--- Begin SUPPLIED ENTRIES ---
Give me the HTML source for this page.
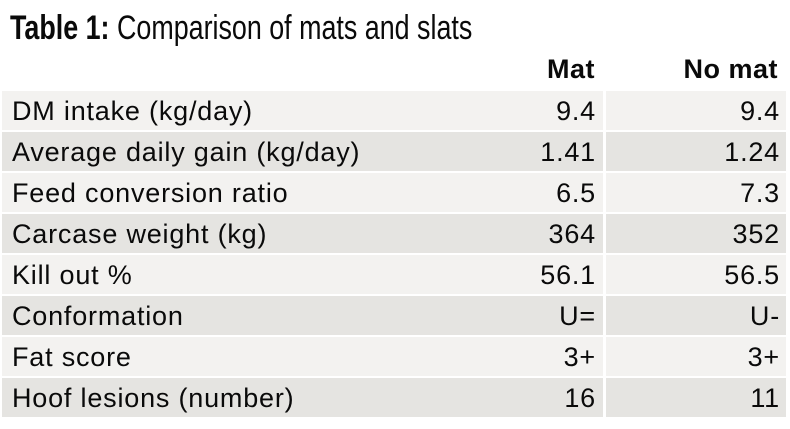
<!DOCTYPE html>
<html><head><style>
body{margin:0;width:790px;height:429px;background:#fff;font-family:"Liberation Sans",sans-serif;color:#0a0a0a;position:relative;overflow:hidden}
.title{position:absolute;left:10px;top:9px;font-size:34px;white-space:nowrap;transform:scaleX(0.79);transform-origin:0 0}
.hdr{position:absolute;top:54px;font-weight:bold;font-size:27px;text-align:right;letter-spacing:0.5px}
.row{position:absolute;left:2px;width:784px;height:39px}
.c{position:absolute;top:0;height:39px;line-height:40px;font-size:27px;white-space:nowrap;letter-spacing:0.8px}
.l{left:0;width:601px;padding-left:10px;box-sizing:border-box}
.m{left:0;width:601px;text-align:right;padding-right:7px;box-sizing:border-box}
.n{left:604px;width:180px;text-align:right;padding-right:6px;box-sizing:border-box}
.a .bg1,.a .bg2{background:#f3f2f0}.b .bg1,.b .bg2{background:#e5e4e1}
.bg1{position:absolute;left:0;top:0;width:601px;height:39px}
.bg2{position:absolute;left:604px;top:0;width:180px;height:39px}
</style></head><body>
<div class="title"><b>Table 1:</b> Comparison of mats and slats</div>
<div class="hdr" style="left:400px;width:195px">Mat</div>
<div class="hdr" style="left:600px;width:178px">No mat</div>
<div class="row a" style="top:91px"><div class="bg1"></div><div class="bg2"></div><div class="c l">DM intake (kg/day)</div><div class="c m">9.4</div><div class="c n">9.4</div></div>
<div class="row b" style="top:132px"><div class="bg1"></div><div class="bg2"></div><div class="c l">Average daily gain (kg/day)</div><div class="c m">1.41</div><div class="c n">1.24</div></div>
<div class="row a" style="top:173px"><div class="bg1"></div><div class="bg2"></div><div class="c l">Feed conversion ratio</div><div class="c m">6.5</div><div class="c n">7.3</div></div>
<div class="row b" style="top:214px"><div class="bg1"></div><div class="bg2"></div><div class="c l">Carcase weight (kg)</div><div class="c m">364</div><div class="c n">352</div></div>
<div class="row a" style="top:255px"><div class="bg1"></div><div class="bg2"></div><div class="c l">Kill out %</div><div class="c m">56.1</div><div class="c n">56.5</div></div>
<div class="row b" style="top:296px"><div class="bg1"></div><div class="bg2"></div><div class="c l">Conformation</div><div class="c m">U=</div><div class="c n">U-</div></div>
<div class="row a" style="top:337px"><div class="bg1"></div><div class="bg2"></div><div class="c l">Fat score</div><div class="c m">3+</div><div class="c n">3+</div></div>
<div class="row b" style="top:378px"><div class="bg1"></div><div class="bg2"></div><div class="c l">Hoof lesions (number)</div><div class="c m">16</div><div class="c n">11</div></div>
</body></html>
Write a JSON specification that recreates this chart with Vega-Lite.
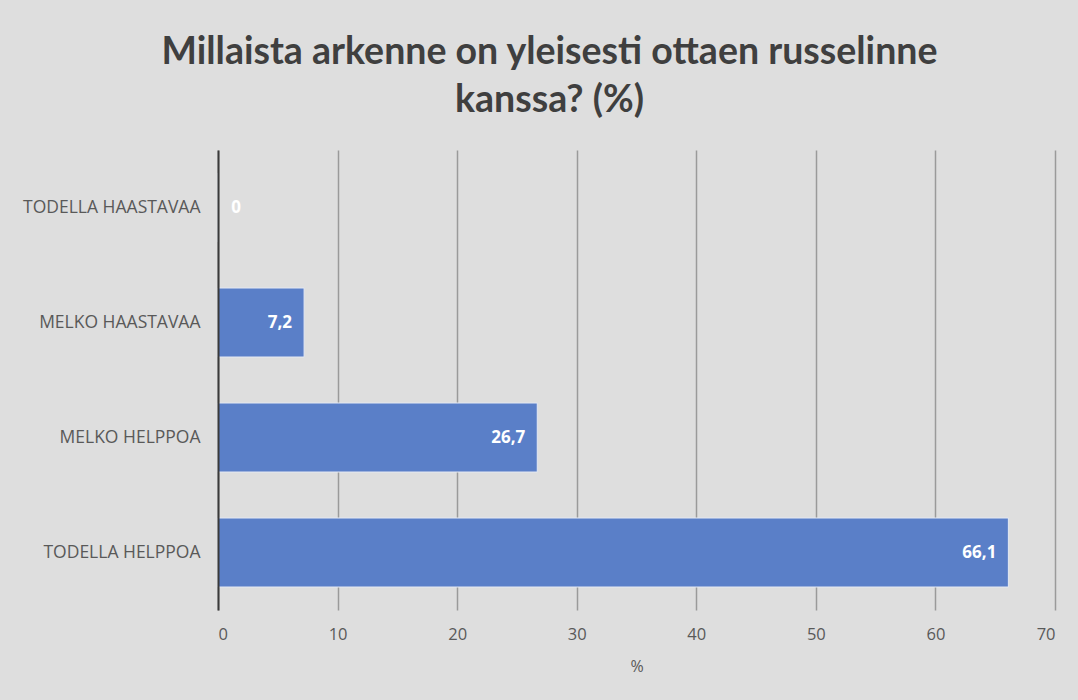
{
  "$schema": "https://vega.github.io/schema/vega-lite/v6.json",
  "autosize": "none",
  "width": 837,
  "height": 460,
  "padding": {"left": 218, "top": 150, "right": 23, "bottom": 90},
  "background": "#dedede",
  "title": {
    "text": ["Millaista arkenne on yleisesti ottaen russelinne", "kanssa? (%)"],
    "font": "Lato",
    "fontSize": 37.5,
    "fontWeight": "bold",
    "color": "#3f3f3f",
    "anchor": "middle",
    "dx": -87,
    "offset": 31,
    "lineHeight": 48
  },
  "config": {
    "view": {"stroke": null},
    "font": "Open Sans"
  },
  "data": {
    "values": [
      {"vastaus": "TODELLA HAASTAVAA", "pct": 0, "label": "0"},
      {"vastaus": "MELKO HAASTAVAA", "pct": 7.2, "label": "7,2"},
      {"vastaus": "MELKO HELPPOA", "pct": 26.7, "label": "26,7"},
      {"vastaus": "TODELLA HELPPOA", "pct": 66.1, "label": "66,1"}
    ]
  },
  "encoding": {
    "y": {
      "field": "vastaus",
      "type": "nominal",
      "sort": ["TODELLA HAASTAVAA", "MELKO HAASTAVAA", "MELKO HELPPOA", "TODELLA HELPPOA"],
      "scale": {"paddingInner": 0.4, "paddingOuter": 0.2},
      "axis": {
        "title": null,
        "zindex": 2,
        "domain": true,
        "domainColor": "#3a3a3a",
        "domainWidth": 2,
        "ticks": false,
        "labelPadding": 18,
        "labelFont": "Open Sans",
        "labelFontSize": 17.5,
        "labelColor": "#595959"
      }
    },
    "x": {
      "field": "pct",
      "type": "quantitative",
      "scale": {"domain": [0, 70], "nice": false},
      "axis": {
        "title": "%",
        "titleFont": "Open Sans",
        "titleFontSize": 16,
        "titleFontWeight": "normal",
        "titleColor": "#595959",
        "titlePadding": 16,
        "values": [0, 10, 20, 30, 40, 50, 60, 70],
        "domain": false,
        "ticks": false,
        "grid": true,
        "gridColor": "#9a9a9a",
        "gridWidth": 1.5,
        "labelPadding": 16,
        "labelFont": "Open Sans",
        "labelFontSize": 16.5,
        "labelColor": "#595959"
      }
    }
  },
  "layer": [
    {
      "mark": {"type": "bar", "color": "#5a7fc8", "stroke": "#e4e9f3", "strokeWidth": 1}
    },
    {
      "mark": {
        "type": "text",
        "align": "right",
        "baseline": "middle",
        "font": "Open Sans",
        "fontSize": 17,
        "fontWeight": "bold",
        "color": "#ffffff",
        "dx": {"expr": "datum.pct == 0 ? 23 : -12"}
      },
      "encoding": {
        "text": {"field": "label"}
      }
    }
  ]
}
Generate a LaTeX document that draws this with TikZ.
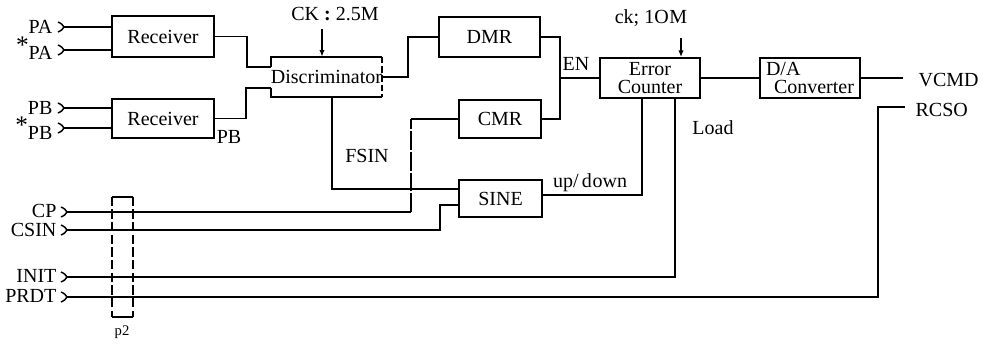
\documentclass[tikz,border=0pt]{standalone}
\usepackage{fontspec}
\setmainfont{Liberation Serif}
\usetikzlibrary{arrows.meta,calc}
\begin{document}
\begin{tikzpicture}[x=0.75pt,y=-0.75pt,
  every node/.style={font=\fontsize{15}{17}\selectfont},
  wire/.style={line width=1.4pt},
  blk/.style={draw,line width=1.4pt,inner sep=0pt},
  inlab/.style={anchor=east,inner sep=1pt},
  lab/.style={inner sep=1pt},
  clk/.style={line width=1.1pt,-{Latex[length=5pt,width=4pt]}},
  brk/.style={line width=1.4pt,dash pattern=on 14pt off 1.5pt}]
\useasboundingbox (0,0) rectangle (985,344);
\newcommand{\chev}[1]{\draw[line width=1.1pt] ($(#1)+(-6,-5)$) .. controls ($(#1)+(-2,-3)$) .. (#1) .. controls ($(#1)+(-2,3)$) .. ($(#1)+(-6,5)$);}

% blocks
\node[blk,minimum width=76.5pt,minimum height=30.75pt] (rec1) at (163,36.5) {Receiver};
\node[blk,minimum width=76.5pt,minimum height=29.25pt] (rec2) at (163,118.5) {Receiver};
\node[minimum width=80.25pt,minimum height=30pt,inner sep=0pt] (disc) at (326.5,77) {Discriminator};
\node[blk,minimum width=75.75pt,minimum height=30pt] (dmr) at (489.5,37) {DMR};
\node[blk,minimum width=61.5pt,minimum height=28.5pt] (cmr) at (500,119) {CMR};
\node[blk,minimum width=62.25pt,minimum height=27.75pt] (sine) at (500.5,198.5) {SINE};
\node[blk,minimum width=75pt,minimum height=30pt,align=center,font=\fontsize{15}{14}\selectfont] (ec) at (650,78) {Error\\Counter};
\node[blk,minimum width=75pt,minimum height=30pt,align=left,font=\fontsize{15}{14}\selectfont] (da) at (810,78) {D/A\\\hspace*{6pt}Converter};
\node[minimum width=15.75pt,minimum height=90pt,inner sep=0pt] (p2box) at (122.5,257) {};

% discriminator outline
\coordinate (din1) at ($(disc.north west)+(0,10)$);
\coordinate (din2) at ($(disc.south west)+(0,-9)$);
\draw[wire] (din1) -- (disc.north west) -- (disc.north east);
\draw[wire] (din2) -- (disc.south west) -- (disc.south east);
\draw[wire,dash pattern=on 5pt off 2pt] (disc.north east) -- (disc.south east);

% p2 bracket
\draw[wire] (p2box.north west) -- (p2box.north east);
\draw[wire] (p2box.south west) -- (p2box.south east);
\draw[line width=1.2pt,dash pattern=on 7pt off 2.5pt] (p2box.north west) -- (p2box.south west);
\draw[line width=1.2pt,dash pattern=on 7pt off 2.5pt] (p2box.north east) -- (p2box.south east);
\node[lab,font=\fontsize{11}{12}\selectfont] (p2) at (122,332) {p2};

% inputs
\node[inlab] (pa) at (54,27) {PA};
\node[inlab] (pan) at (54,48) {\raisebox{0.6ex}{\fontsize{19}{19}\selectfont *}PA};
\node[inlab] (pb) at (54,108) {PB};
\node[inlab] (pbn) at (54,128) {\raisebox{0.6ex}{\fontsize{19}{19}\selectfont *}PB};
\node[inlab] (cp) at (58,211) {CP};
\node[inlab] (csin) at (58,230) {CSIN};
\node[inlab] (init) at (58,276) {INIT};
\node[inlab] (prdt) at (58,296) {PRDT};
\coordinate (pat) at (64,27);
\coordinate (pant) at (64,50);
\coordinate (pbt) at (64,108);
\coordinate (pbnt) at (64,128);
\coordinate (cpt) at (67,212);
\coordinate (csint) at (67,230);
\coordinate (initt) at (67,277);
\coordinate (prdtt) at (67,297);
\foreach \c in {pat,pant,pbt,pbnt,cpt,csint,initt,prdtt} {\chev{\c}}

% other labels
\node[lab] (ck) at (335,14) {CK \textbf{:} 2.5M};
\coordinate (cka) at (322,29);
\node[lab] (ck2) at (651,18) {ck; 1O\kern0.5ptM};
\coordinate (ck2a) at (681,38);
\node[lab] (en) at (576,64) {EN};
\node[lab] (pbo) at (229,137) {PB};
\node[lab] (fsin) at (367,156) {FSIN};
\node[lab] (ud) at (590,183) {up/\,d\kern0.5ptown};
\node[lab] (load) at (713,128) {Load};
\node[lab,anchor=west] (vcmd) at (917,80) {VCMD};
\node[lab,anchor=west] (rcso) at (914,110) {RCSO};
\coordinate (vend) at (903,78);
\coordinate (rend) at (905,107);

% connectors
\draw[wire] (pat) -- (rec1.west |- pat);
\draw[wire] (pant) -- (rec1.west |- pant);
\draw[wire] (pbt) -- (rec2.west |- pbt);
\draw[wire] (pbnt) -- (rec2.west |- pbnt);
\draw[wire] (rec1.east) -- ++(32,0) |- (din1);
\draw[wire] (rec2.east) -- ++(31,0) |- (din2);
\draw[clk] (cka) -- (disc.north -| cka);
\draw[wire] (disc.east) -- ++(26,0) |- (dmr.west);
\coordinate (enj) at (560,78);
\draw[wire] (dmr.east) -| (enj) |- (cmr.east);
\draw[wire] (enj) -- (ec.west);
\draw[clk] (ck2a) -- (ec.north -| ck2a);
\draw[wire] (ec.east) -- (da.west);
\draw[wire] (da.east) -- (vend);
\draw[wire] (disc.south -| 332,0) |- (sine.west |- 0,189);
\coordinate (cpc) at (411,212);
\draw[wire] (cpt) -- (cpc);
\draw[brk] (cpc) -- (cpc |- cmr.west);
\draw[wire] (cpc |- cmr.west) -- (cmr.west);
\draw[wire] (csint) -- (440,230) -- (440,205) -- (sine.west |- 0,205);
\draw[wire] (sine.east |- 0,195) -| (ec.south -| 642,0);
\draw[wire] (initt) -| (ec.south -| 675,0);
\draw[wire] (prdtt) -- (878,297) |- (rend);
\end{tikzpicture}
\end{document}
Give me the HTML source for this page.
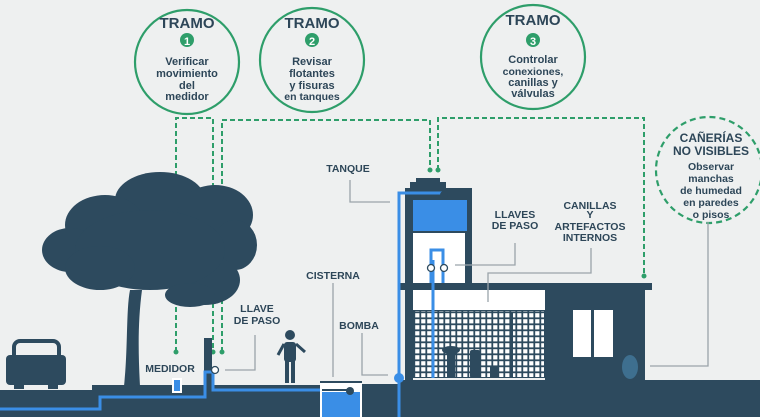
<!DOCTYPE html>
<html><head><meta charset="utf-8"><style>
html,body{margin:0;padding:0;background:#eef0f0;}
svg{display:block}
text{font-family:"Liberation Sans",sans-serif;font-weight:bold;fill:#2d4658;}
.g{fill:none;stroke:#2e9e6a;stroke-width:2;stroke-dasharray:5,3}
.l{fill:none;stroke:#9aa4aa;stroke-width:1.3}
</style></head><body>
<svg width="760" height="417" viewBox="0 0 760 417" xmlns="http://www.w3.org/2000/svg">
<rect width="760" height="417" fill="#eef0f0"/>
<g fill="none" stroke="#2e9e6a" stroke-width="2.2">
<circle cx="187" cy="62" r="52"/><circle cx="312" cy="60" r="52"/><circle cx="533" cy="57" r="52"/>
</g>
<circle cx="709" cy="170" r="53" fill="none" stroke="#2e9e6a" stroke-width="2.2" stroke-dasharray="6,4"/>
<g text-anchor="middle">
<text x="187" y="28" font-size="15">TRAMO</text>
<circle cx="187" cy="40" r="7" fill="#2e9e6a"/><text x="187" y="45" font-size="11" style="fill:#fff">1</text>
<text x="187" y="65" font-size="11">Verificar</text><text x="187" y="77" font-size="11">movimiento</text><text x="187" y="89" font-size="11">del</text><text x="187" y="100" font-size="11">medidor</text>
<text x="312" y="28" font-size="15">TRAMO</text>
<circle cx="312" cy="40" r="7" fill="#2e9e6a"/><text x="312" y="45" font-size="11" style="fill:#fff">2</text>
<text x="312" y="65" font-size="11">Revisar</text><text x="312" y="77" font-size="11">flotantes</text><text x="312" y="89" font-size="11">y fisuras</text><text x="312" y="100" font-size="10.5">en tanques</text>
<text x="533" y="25" font-size="15">TRAMO</text>
<circle cx="533" cy="40" r="7" fill="#2e9e6a"/><text x="533" y="45" font-size="11" style="fill:#fff">3</text>
<text x="533" y="63" font-size="11">Controlar</text><text x="533" y="75" font-size="10.5">conexiones,</text><text x="533" y="86" font-size="11">canillas y</text><text x="533" y="97" font-size="11">válvulas</text>
<text x="711" y="142" font-size="12">CAÑERÍAS</text><text x="711" y="155" font-size="12">NO VISIBLES</text>
<text x="711" y="170" font-size="10.5">Observar</text><text x="711" y="182" font-size="10.5">manchas</text><text x="711" y="194" font-size="10.5">de humedad</text><text x="711" y="206" font-size="10.5">en paredes</text><text x="711" y="218" font-size="10.5">o pisos</text>
</g>
<path class="g" d="M176 352V118H213V352"/>
<path class="g" d="M222 352V120H430V170"/>
<path class="g" d="M438 170V118H644V276"/>
<g fill="#2e9e6a"><circle cx="176" cy="352" r="2.5"/><circle cx="213" cy="352" r="2.5"/><circle cx="222" cy="352" r="2.5"/><circle cx="430" cy="170" r="2.5"/><circle cx="438" cy="170" r="2.5"/><circle cx="644" cy="276" r="2.5"/></g>
<g fill="#2d4a5e">
<ellipse cx="160" cy="200" rx="45" ry="28"/><ellipse cx="105" cy="225" rx="40" ry="30"/><ellipse cx="70" cy="250" rx="28" ry="22"/>
<ellipse cx="215" cy="215" rx="38" ry="30"/><ellipse cx="235" cy="245" rx="22" ry="25"/><ellipse cx="205" cy="280" rx="35" ry="25"/>
<ellipse cx="150" cy="250" rx="75" ry="40"/><ellipse cx="100" cy="268" rx="35" ry="22"/><ellipse cx="190" cy="295" rx="25" ry="12"/>
<path d="M124 386C128 350 126 310 130 290L142 290C138 320 138 350 140 386Z"/>
<rect x="14" y="341" width="45" height="24" rx="6" fill="none" stroke="#2d4a5e" stroke-width="4"/>
<rect x="6" y="355" width="60" height="30" rx="4"/>
<rect x="14" y="383" width="10" height="6"/><rect x="48" y="383" width="10" height="6"/>
<circle cx="290" cy="335" r="5"/><rect x="284" y="342" width="12" height="20" rx="3"/><rect x="285" y="360" width="4" height="23"/><rect x="291" y="360" width="4" height="23"/>
<path d="M284 344L278 355" stroke="#2d4a5e" stroke-width="3"/><path d="M296 344L305 352" stroke="#2d4a5e" stroke-width="3"/>
<rect x="204" y="338" width="8" height="48"/>
<path d="M0 390H92V385H320V381H362V384H400V380H760V417H0Z"/>
<rect x="405" y="188" width="67" height="97"/>
<rect x="410" y="182" width="36" height="6"/><rect x="416" y="178" width="24" height="4"/>
<rect x="400" y="283" width="252" height="7"/>
<rect x="545" y="290" width="100" height="95"/>
<rect x="405" y="290" width="8" height="95"/>
</g>
<rect x="413" y="200" width="54" height="31" fill="#3a8ee6"/>
<rect x="413" y="233" width="52" height="50" fill="#fff"/>
<rect x="413" y="290" width="132" height="20" fill="#fff"/>
<rect x="413" y="310" width="132" height="68" fill="#2d4a5e"/>
<pattern id="gp" width="6" height="6" patternUnits="userSpaceOnUse"><rect x="1.2" y="1.2" width="4.2" height="4.2" fill="#fff"/></pattern>
<rect x="414" y="311" width="130" height="66" fill="url(#gp)"/>
<g fill="#2d4a5e"><rect x="447" y="348" width="8" height="30"/><ellipse cx="451" cy="350" rx="9" ry="4"/><rect x="470" y="350" width="10" height="28" rx="2"/><rect x="490" y="367" width="9" height="11"/><rect x="510" y="313" width="3" height="65"/></g>
<rect x="573" y="310" width="40" height="47" fill="#fff"/><rect x="591" y="310" width="3" height="47" fill="#2d4a5e"/>
<ellipse cx="630" cy="367" rx="8" ry="12" fill="#3e6f8f"/>
<g fill="none" stroke="#3a8ee6" stroke-width="3">
<path d="M0 409H100V397H205V372H213V390H340"/>
<path d="M399 417V193H444"/>
<path d="M431 283V250H443V283"/>
<path d="M433 260V378"/>
</g>
<rect x="320" y="383" width="42" height="34" fill="#fff"/><rect x="322" y="392" width="38" height="25" fill="#3a8ee6"/>
<path d="M322 390H350" stroke="#2d4a5e" stroke-width="2"/><circle cx="350" cy="391" r="4" fill="#2d4a5e"/>
<circle cx="444" cy="195" r="4" fill="#2d4a5e"/>
<circle cx="399" cy="378" r="5" fill="#3a8ee6"/>
<rect x="172" y="378" width="10" height="15" fill="#fff"/><rect x="174" y="380" width="6" height="11" fill="#3a8ee6"/>
<g fill="#fff" stroke="#2d4a5e" stroke-width="1.3"><circle cx="215" cy="370" r="3.5"/><circle cx="431" cy="268" r="3.5"/><circle cx="444" cy="268" r="3.5"/></g>
<path class="l" d="M350 180V202H390"/><path class="l" d="M333 283V377"/><path class="l" d="M362 333V375H388"/>
<path class="l" d="M515 243V265H455"/><path class="l" d="M591 248V273H488V302"/><path class="l" d="M255 335V370H225"/>
<path class="l" d="M708 222V366H650"/>
<g font-size="10.5" text-anchor="middle">
<text x="348" y="172">TANQUE</text><text x="333" y="279">CISTERNA</text><text x="359" y="329">BOMBA</text>
<text x="515" y="218">LLAVES</text><text x="515" y="229">DE PASO</text>
<text x="590" y="209">CANILLAS</text><text x="590" y="218">Y</text><text x="590" y="230">ARTEFACTOS</text><text x="590" y="241">INTERNOS</text>
<text x="257" y="312">LLAVE</text><text x="257" y="324">DE PASO</text><text x="170" y="372">MEDIDOR</text>
</g>
</svg>
</body></html>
--- End SUPPLIED ENTRIES ---
EXERCISE GOAL
Keep to the stretch from the line containing "Generate a LaTeX" through the line containing "width=1.1pt] ($(#1)+(-6,-5)$) ..", both ends included, and copy it exactly from the listing above, minus the pictures.

SOLUTION BELOW
Generate a LaTeX document that draws this with TikZ.
\documentclass[tikz,border=0pt]{standalone}
\usepackage{fontspec}
\setmainfont{Liberation Serif}
\usetikzlibrary{arrows.meta,calc}
\begin{document}
\begin{tikzpicture}[x=0.75pt,y=-0.75pt,
  every node/.style={font=\fontsize{15}{17}\selectfont},
  wire/.style={line width=1.4pt},
  blk/.style={draw,line width=1.4pt,inner sep=0pt},
  inlab/.style={anchor=east,inner sep=1pt},
  lab/.style={inner sep=1pt},
  clk/.style={line width=1.1pt,-{Latex[length=5pt,width=4pt]}},
  brk/.style={line width=1.4pt,dash pattern=on 14pt off 1.5pt}]
\useasboundingbox (0,0) rectangle (985,344);
\newcommand{\chev}[1]{\draw[line width=1.1pt] ($(#1)+(-6,-5)$) .. controls ($(#1)+(-2,-3)$) .. (#1) .. controls ($(#1)+(-2,3)$) .. ($(#1)+(-6,5)$);}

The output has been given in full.